You’ve tried your hand at digital painting as well as traditional painting, could you outline the ups and downs of each method?
If I was wealthy then I’d switch back in the blink of an eye, and do nothing but paint marinas and still lifes. There are no downsides to traditional painting on my side – other than the fact that clients aren’t prepared to wait as long as this medium would need, and they aren’t prepared for the commitment that’s required from both sides. Often, you’d find them asking for a production plate w/figures within five days, and there’s no way to do that traditionally.
The downsides in digital painting are that there’s little to no line control, and it takes multiple clicks to achieve something whereas it’d only take a single brush stroke if one was working traditionally. Atop that, it creates an illusion that everything is possible at a low cost, which isn’t the case. In simple terms, task oriented tools leave a noticeable imprint on whatever is being produced.
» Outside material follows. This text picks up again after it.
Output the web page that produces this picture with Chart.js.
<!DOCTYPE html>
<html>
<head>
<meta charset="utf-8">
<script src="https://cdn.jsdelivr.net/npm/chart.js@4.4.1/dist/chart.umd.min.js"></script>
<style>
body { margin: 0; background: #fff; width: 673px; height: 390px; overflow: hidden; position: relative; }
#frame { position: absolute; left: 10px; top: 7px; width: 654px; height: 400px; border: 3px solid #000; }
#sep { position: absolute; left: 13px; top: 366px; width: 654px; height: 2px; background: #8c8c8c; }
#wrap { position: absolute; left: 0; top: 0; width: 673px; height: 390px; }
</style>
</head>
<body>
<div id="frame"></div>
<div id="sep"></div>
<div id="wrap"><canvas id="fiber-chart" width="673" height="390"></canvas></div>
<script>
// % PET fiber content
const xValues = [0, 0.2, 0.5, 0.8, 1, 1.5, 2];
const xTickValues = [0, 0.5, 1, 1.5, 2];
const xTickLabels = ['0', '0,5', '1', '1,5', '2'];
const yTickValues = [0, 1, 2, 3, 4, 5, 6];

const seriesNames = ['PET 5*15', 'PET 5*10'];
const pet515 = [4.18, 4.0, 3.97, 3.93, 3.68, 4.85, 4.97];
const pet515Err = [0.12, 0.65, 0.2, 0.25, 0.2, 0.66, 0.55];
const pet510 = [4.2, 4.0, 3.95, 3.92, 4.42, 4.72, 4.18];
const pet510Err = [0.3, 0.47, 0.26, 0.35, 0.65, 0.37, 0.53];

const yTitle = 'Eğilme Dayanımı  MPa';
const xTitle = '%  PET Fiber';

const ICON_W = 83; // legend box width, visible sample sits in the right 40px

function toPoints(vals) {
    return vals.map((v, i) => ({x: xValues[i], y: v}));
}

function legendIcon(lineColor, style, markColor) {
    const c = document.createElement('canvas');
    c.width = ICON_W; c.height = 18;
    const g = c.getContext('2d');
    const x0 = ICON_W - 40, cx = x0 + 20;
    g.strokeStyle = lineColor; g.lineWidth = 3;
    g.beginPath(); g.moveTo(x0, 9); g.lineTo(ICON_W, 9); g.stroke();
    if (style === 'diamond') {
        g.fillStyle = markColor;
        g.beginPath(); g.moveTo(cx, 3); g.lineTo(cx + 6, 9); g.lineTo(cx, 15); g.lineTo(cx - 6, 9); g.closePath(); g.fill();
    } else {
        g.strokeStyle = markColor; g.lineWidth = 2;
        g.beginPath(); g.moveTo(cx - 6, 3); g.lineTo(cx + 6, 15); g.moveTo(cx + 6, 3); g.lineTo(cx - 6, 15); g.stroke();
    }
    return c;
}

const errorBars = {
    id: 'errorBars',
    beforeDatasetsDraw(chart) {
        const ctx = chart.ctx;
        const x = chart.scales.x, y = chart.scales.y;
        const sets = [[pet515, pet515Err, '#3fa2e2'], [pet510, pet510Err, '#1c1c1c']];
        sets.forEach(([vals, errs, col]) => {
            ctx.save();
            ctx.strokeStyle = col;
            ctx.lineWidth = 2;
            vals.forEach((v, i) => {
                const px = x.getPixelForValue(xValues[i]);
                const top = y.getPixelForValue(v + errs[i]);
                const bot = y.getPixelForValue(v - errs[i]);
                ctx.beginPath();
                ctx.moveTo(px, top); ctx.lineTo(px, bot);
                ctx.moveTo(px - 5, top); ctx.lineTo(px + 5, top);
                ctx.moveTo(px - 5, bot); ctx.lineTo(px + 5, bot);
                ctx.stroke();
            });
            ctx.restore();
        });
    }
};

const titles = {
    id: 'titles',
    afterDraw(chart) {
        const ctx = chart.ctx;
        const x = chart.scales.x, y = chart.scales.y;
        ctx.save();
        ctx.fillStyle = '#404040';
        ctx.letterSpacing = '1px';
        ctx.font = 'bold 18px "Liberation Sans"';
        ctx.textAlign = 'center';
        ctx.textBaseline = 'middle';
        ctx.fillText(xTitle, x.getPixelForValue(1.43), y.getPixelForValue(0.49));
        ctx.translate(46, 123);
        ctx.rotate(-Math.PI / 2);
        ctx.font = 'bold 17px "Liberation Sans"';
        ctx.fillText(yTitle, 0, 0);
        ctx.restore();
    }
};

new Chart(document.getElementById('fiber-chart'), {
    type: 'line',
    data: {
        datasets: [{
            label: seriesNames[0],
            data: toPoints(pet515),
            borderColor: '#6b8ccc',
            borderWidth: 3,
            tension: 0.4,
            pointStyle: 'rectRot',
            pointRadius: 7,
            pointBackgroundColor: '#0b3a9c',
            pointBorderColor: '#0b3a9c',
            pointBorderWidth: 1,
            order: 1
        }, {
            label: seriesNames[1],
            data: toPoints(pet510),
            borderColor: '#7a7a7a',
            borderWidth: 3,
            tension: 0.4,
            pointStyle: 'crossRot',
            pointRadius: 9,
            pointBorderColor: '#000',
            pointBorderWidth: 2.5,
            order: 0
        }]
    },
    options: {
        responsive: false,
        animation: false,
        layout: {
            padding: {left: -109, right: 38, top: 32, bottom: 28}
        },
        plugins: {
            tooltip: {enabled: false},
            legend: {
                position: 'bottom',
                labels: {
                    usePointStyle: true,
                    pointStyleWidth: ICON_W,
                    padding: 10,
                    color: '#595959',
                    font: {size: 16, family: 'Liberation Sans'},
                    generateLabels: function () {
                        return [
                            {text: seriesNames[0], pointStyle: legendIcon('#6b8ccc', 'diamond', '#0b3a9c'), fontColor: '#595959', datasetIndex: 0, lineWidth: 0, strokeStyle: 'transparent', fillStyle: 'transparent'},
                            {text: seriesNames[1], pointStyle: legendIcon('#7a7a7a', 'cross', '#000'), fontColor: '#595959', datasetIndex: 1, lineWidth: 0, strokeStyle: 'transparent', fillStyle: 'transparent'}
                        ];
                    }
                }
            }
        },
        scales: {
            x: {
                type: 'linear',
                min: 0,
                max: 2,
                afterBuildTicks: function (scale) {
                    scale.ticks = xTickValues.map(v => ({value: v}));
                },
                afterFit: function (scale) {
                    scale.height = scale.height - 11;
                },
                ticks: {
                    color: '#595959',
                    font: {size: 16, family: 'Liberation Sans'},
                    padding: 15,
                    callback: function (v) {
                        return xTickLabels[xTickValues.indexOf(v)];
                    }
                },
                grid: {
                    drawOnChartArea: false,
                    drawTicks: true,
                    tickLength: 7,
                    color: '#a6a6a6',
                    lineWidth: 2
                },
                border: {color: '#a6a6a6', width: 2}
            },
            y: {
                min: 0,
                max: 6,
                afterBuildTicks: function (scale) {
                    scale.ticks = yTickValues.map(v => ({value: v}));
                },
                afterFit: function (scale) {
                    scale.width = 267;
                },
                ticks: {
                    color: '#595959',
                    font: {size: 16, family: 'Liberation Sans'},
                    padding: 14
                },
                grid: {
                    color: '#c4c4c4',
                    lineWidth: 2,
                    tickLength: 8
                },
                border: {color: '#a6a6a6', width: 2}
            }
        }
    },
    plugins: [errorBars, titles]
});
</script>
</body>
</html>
It is likely that you’ve noticed that the vast majority of digital paintings look very similar, and that’s because everyone is cutting corners, and taking the same short cuts too.
On the other hand, digital paintings allow you to save one’s own copy of the work, regardless of the deliverable. However, there’s a difference between commercial works and personal works. I find that these new processes and techniques are both a blessing and a curse.
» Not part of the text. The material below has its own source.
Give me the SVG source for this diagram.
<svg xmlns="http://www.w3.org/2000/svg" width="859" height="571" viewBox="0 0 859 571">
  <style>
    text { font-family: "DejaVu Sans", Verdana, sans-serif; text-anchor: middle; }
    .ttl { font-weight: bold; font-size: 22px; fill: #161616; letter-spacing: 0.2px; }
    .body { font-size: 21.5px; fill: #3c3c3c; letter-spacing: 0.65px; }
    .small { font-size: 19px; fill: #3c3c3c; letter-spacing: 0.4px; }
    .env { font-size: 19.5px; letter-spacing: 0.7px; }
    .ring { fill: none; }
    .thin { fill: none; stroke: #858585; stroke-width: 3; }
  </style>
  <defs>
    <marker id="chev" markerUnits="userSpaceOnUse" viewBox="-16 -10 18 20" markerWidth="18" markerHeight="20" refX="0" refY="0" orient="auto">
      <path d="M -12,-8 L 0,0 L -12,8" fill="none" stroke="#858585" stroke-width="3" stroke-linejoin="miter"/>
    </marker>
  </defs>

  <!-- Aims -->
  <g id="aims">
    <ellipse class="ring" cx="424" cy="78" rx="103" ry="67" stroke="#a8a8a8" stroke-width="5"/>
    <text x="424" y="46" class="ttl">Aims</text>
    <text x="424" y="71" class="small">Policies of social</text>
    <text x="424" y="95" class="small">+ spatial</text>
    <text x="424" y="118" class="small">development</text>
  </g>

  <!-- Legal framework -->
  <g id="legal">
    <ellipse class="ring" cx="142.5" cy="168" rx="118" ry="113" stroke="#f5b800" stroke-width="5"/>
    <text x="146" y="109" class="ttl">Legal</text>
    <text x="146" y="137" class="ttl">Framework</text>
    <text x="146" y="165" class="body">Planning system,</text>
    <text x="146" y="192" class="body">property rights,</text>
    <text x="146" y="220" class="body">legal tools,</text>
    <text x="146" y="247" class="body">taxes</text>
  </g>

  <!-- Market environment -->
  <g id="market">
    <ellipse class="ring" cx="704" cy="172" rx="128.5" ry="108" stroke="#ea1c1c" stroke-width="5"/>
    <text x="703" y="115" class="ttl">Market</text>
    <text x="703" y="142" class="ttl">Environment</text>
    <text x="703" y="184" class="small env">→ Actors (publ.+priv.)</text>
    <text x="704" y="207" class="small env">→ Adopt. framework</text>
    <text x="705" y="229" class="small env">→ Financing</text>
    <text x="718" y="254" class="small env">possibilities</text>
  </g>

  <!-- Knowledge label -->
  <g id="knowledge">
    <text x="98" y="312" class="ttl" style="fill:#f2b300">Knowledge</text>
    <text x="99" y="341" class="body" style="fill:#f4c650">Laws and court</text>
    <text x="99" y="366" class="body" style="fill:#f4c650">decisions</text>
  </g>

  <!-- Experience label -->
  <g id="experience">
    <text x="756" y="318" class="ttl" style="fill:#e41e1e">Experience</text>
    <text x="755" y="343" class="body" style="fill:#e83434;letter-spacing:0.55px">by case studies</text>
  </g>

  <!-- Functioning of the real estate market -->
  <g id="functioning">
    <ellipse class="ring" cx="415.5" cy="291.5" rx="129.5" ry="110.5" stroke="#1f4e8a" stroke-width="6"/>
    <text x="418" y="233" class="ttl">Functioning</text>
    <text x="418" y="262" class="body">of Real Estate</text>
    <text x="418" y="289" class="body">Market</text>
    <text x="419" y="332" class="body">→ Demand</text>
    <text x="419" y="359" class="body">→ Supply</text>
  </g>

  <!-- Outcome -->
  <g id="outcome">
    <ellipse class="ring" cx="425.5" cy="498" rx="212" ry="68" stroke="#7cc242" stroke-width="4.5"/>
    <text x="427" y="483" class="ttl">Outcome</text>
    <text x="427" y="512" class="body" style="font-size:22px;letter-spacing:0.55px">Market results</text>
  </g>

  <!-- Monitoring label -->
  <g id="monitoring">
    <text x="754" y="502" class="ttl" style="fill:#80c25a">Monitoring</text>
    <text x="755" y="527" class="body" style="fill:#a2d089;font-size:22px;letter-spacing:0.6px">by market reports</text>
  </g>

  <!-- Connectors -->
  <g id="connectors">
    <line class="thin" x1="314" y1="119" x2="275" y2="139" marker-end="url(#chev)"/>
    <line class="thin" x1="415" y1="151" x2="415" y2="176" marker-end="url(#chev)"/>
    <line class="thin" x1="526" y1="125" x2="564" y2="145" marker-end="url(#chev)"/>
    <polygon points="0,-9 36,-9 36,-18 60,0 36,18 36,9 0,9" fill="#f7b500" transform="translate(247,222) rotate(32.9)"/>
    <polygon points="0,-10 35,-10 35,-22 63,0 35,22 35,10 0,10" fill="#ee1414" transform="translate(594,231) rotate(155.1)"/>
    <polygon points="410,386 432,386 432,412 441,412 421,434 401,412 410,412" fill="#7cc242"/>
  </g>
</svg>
What are your goals for the future?
I’ve been working on a personal project for the last five years. It’s extremely overambitious. I’ve set out to ultimate adventure universe, an original world of piracy, dark sorcery, and strong female leads. Something as big as Warhammer or Star Wars, and as exotic and exciting as the proverbial Orient.
That goal may sound very naive, of course. But it gives me an opportunity to finally do it all the right way, the way I always wanted things to be. So I plan to work on it for the next ten to fifteen years.
I also hope to meet people – artists, designers, and producers – with whom I could share it. Maybe they’d help me bring this immense undertaking about?